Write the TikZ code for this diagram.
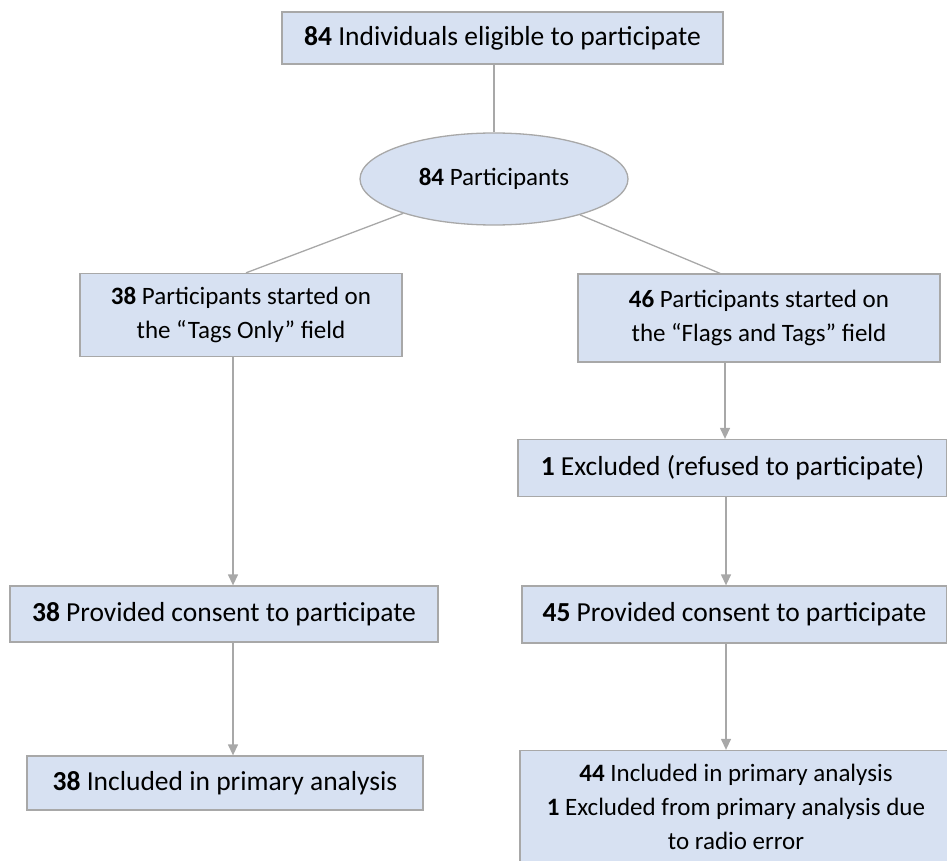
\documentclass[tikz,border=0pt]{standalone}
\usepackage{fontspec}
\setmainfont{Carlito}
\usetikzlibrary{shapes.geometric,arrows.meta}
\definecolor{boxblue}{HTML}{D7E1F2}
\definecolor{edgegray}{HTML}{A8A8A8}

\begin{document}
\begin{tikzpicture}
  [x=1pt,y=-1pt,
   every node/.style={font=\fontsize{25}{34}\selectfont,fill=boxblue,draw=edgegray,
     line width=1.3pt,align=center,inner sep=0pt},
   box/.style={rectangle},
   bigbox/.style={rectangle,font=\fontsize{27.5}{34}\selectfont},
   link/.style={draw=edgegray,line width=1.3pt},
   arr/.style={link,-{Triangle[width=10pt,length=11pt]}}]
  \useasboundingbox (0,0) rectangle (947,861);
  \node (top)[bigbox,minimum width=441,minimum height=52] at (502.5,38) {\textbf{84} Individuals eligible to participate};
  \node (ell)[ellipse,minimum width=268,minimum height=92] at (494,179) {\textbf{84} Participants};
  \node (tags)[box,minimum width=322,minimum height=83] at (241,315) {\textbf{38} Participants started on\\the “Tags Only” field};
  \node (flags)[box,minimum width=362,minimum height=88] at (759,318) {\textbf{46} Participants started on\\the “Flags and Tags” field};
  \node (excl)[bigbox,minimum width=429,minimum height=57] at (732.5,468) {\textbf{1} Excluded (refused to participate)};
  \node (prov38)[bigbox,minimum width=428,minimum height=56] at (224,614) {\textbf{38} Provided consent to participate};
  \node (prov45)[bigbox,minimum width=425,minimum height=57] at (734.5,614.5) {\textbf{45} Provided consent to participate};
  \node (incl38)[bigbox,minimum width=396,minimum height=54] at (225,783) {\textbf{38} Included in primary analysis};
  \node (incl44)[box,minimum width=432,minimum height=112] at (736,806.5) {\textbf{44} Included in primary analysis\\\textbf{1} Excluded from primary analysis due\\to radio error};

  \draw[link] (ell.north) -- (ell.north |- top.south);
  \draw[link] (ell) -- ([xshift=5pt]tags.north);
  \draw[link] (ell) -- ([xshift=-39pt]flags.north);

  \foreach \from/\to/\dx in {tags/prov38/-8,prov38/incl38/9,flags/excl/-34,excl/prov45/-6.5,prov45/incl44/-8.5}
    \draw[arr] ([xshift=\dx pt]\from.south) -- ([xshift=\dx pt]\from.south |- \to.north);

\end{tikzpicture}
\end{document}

▶ _WHAT THE EXERCISE ASKS_
The material above holds pictures; copy everything else in it exactly.

▶ _SOLUTION_
Write the TikZ code for this diagram.
\documentclass[tikz,border=0pt]{standalone}
\usepackage{fontspec}
\setmainfont{Carlito}
\usetikzlibrary{shapes.geometric,arrows.meta}
\definecolor{boxblue}{HTML}{D7E1F2}
\definecolor{edgegray}{HTML}{A8A8A8}

\begin{document}
\begin{tikzpicture}
  [x=1pt,y=-1pt,
   every node/.style={font=\fontsize{25}{34}\selectfont,fill=boxblue,draw=edgegray,
     line width=1.3pt,align=center,inner sep=0pt},
   box/.style={rectangle},
   bigbox/.style={rectangle,font=\fontsize{27.5}{34}\selectfont},
   link/.style={draw=edgegray,line width=1.3pt},
   arr/.style={link,-{Triangle[width=10pt,length=11pt]}}]
  \useasboundingbox (0,0) rectangle (947,861);
  \node (top)[bigbox,minimum width=441,minimum height=52] at (502.5,38) {\textbf{84} Individuals eligible to participate};
  \node (ell)[ellipse,minimum width=268,minimum height=92] at (494,179) {\textbf{84} Participants};
  \node (tags)[box,minimum width=322,minimum height=83] at (241,315) {\textbf{38} Participants started on\\the “Tags Only” field};
  \node (flags)[box,minimum width=362,minimum height=88] at (759,318) {\textbf{46} Participants started on\\the “Flags and Tags” field};
  \node (excl)[bigbox,minimum width=429,minimum height=57] at (732.5,468) {\textbf{1} Excluded (refused to participate)};
  \node (prov38)[bigbox,minimum width=428,minimum height=56] at (224,614) {\textbf{38} Provided consent to participate};
  \node (prov45)[bigbox,minimum width=425,minimum height=57] at (734.5,614.5) {\textbf{45} Provided consent to participate};
  \node (incl38)[bigbox,minimum width=396,minimum height=54] at (225,783) {\textbf{38} Included in primary analysis};
  \node (incl44)[box,minimum width=432,minimum height=112] at (736,806.5) {\textbf{44} Included in primary analysis\\\textbf{1} Excluded from primary analysis due\\to radio error};

  \draw[link] (ell.north) -- (ell.north |- top.south);
  \draw[link] (ell) -- ([xshift=5pt]tags.north);
  \draw[link] (ell) -- ([xshift=-39pt]flags.north);

  \foreach \from/\to/\dx in {tags/prov38/-8,prov38/incl38/9,flags/excl/-34,excl/prov45/-6.5,prov45/incl44/-8.5}
    \draw[arr] ([xshift=\dx pt]\from.south) -- ([xshift=\dx pt]\from.south |- \to.north);

\end{tikzpicture}
\end{document}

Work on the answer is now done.